Unilever was chosen by 15 percent of respondents, followed by General Electric (12 percent), flooring company Interface (12 percent), Walmart (11 percent) and U.K. retail chain Marks & Spencer (8 percent).
There was significant regional variation in the responses. In North America, Walmart led the pack with 21 percent, followed by General Electric at 18 percent. In Europe Unilever and Marks & Spencer were the top two. But in emerging markets, Brazilian cosmetics company Natura was top-ranked.

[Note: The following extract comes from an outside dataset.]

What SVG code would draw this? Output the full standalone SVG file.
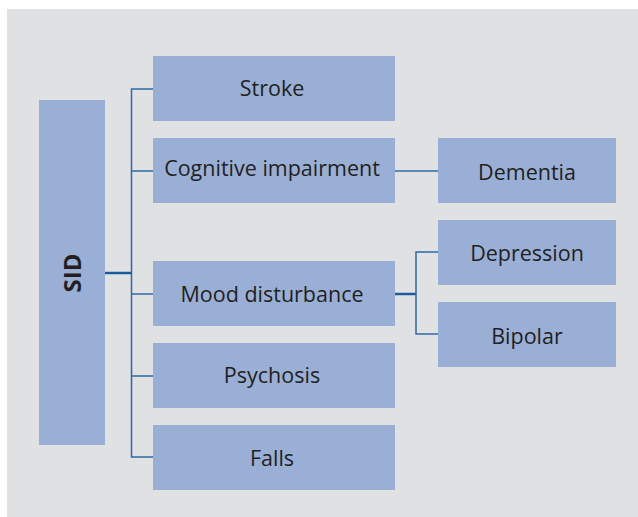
<svg xmlns="http://www.w3.org/2000/svg" width="638" height="517" viewBox="0 0 638 517">
<style>
.box{fill:#9aafd5}
.t{font-family:"Open Sans","Noto Sans",sans-serif;font-size:21.5px;fill:#231f20;text-anchor:middle}
.b{font-weight:bold;font-size:24px}
.ln{stroke:#2b6aa6;stroke-width:1.5;fill:none}
.lk{stroke:#1b5c9c;stroke-width:2.5;fill:none}
</style>
<rect x="0" y="0" width="638" height="517" fill="#ffffff"/>
<rect x="7" y="9" width="631" height="508" fill="#e0e1e3"/>
<g id="connectors">
<path class="ln" d="M153 89 H131.5 V457 H153"/>
<path class="ln" d="M131.5 171 H153 M131.5 294 H153 M131.5 376 H153"/>
<path class="lk" d="M105 273 H131.5"/>
<path class="ln" d="M395 171 H438"/>
<path class="lk" d="M395 294 H416"/>
<path class="ln" d="M438 252 H416 V334 H438"/>
</g>
<g id="sid"><rect class="box" x="39" y="100" width="66" height="345"/><text class="t b" transform="translate(80.5 273) rotate(-90)">SID</text></g>
<g id="stroke"><rect class="box" x="153" y="56" width="242" height="65"/><text class="t" x="272" y="96">Stroke</text></g>
<g id="cognitive"><rect class="box" x="153" y="138" width="242" height="65"/><text class="t" x="272" y="176">Cognitive impairment</text></g>
<g id="mood"><rect class="box" x="153" y="261" width="242" height="65"/><text class="t" x="272" y="302">Mood disturbance</text></g>
<g id="psychosis"><rect class="box" x="153" y="343" width="242" height="65"/><text class="t" x="272" y="383">Psychosis</text></g>
<g id="falls"><rect class="box" x="153" y="425" width="242" height="65"/><text class="t" x="272" y="466">Falls</text></g>
<g id="dementia"><rect class="box" x="438" y="138" width="178" height="65"/><text class="t" x="527" y="180">Dementia</text></g>
<g id="depression"><rect class="box" x="438" y="220" width="178" height="65"/><text class="t" x="527" y="261">Depression</text></g>
<g id="bipolar"><rect class="box" x="438" y="302" width="178" height="65"/><text class="t" x="527" y="344">Bipolar</text></g>
</svg>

The survey also found that a majority of sustainability experts believe that social entrepreneurs are the only leaders effectively advancing the sustainability agenda. Asked to rank the performance of various types of leaders in pushing this agenda in the past year, 57 percent said social entrepreneurs did an excellent job, compared to 49 percent for non-profit leaders, 40 percent for scientists, 24 percent for corporate leaders, 23 percent for leaders of multi-lateral organizations, and only six percent for government leaders.
The percent ranking corporate efforts as “excellent” did however rise, from 20 percent in 2010 and 21 percent in 2009.
Asked the reasoning behind their choosing one organization or another as leaders in sustainable development, 37 percent chose “commitment to sustainability values”, followed by 21 percent for “sustainable products/services/supply chain” and 14 percent for “integration into core business model”.
The research found that many of the corporate sustainability leaders, including GE, Marks & Spencer, Natura and Walmart, had built their reputations incrementally, posting gains over most of the last six years. But Unilever catapulted into the lead this year, exemplifying what the researchers called a “what have you done for me lately” mentality.
Last November the company launched its Sustainability Living Plan, setting more than 50 social, economic and environmental targets, with ambitions to cut the environmental footprint of its products in half, sustainably source 100 percent of its agricultural raw materials, and help 1 billion people improve their health and well-being.
Last week Unilever Canada will become the single largest commercial purchaser of renewable power in that country, through a 59,000 MWh a year contract.
BP, on the other hand, was chosen by between 20 and 30 percent on respondents in 2004, 2005 and 2006. But its popularity plummeted in 2007 and continued sinking after that. This year – the first rankings since the Gulf of Mexico oil spill – BP received 0 percent.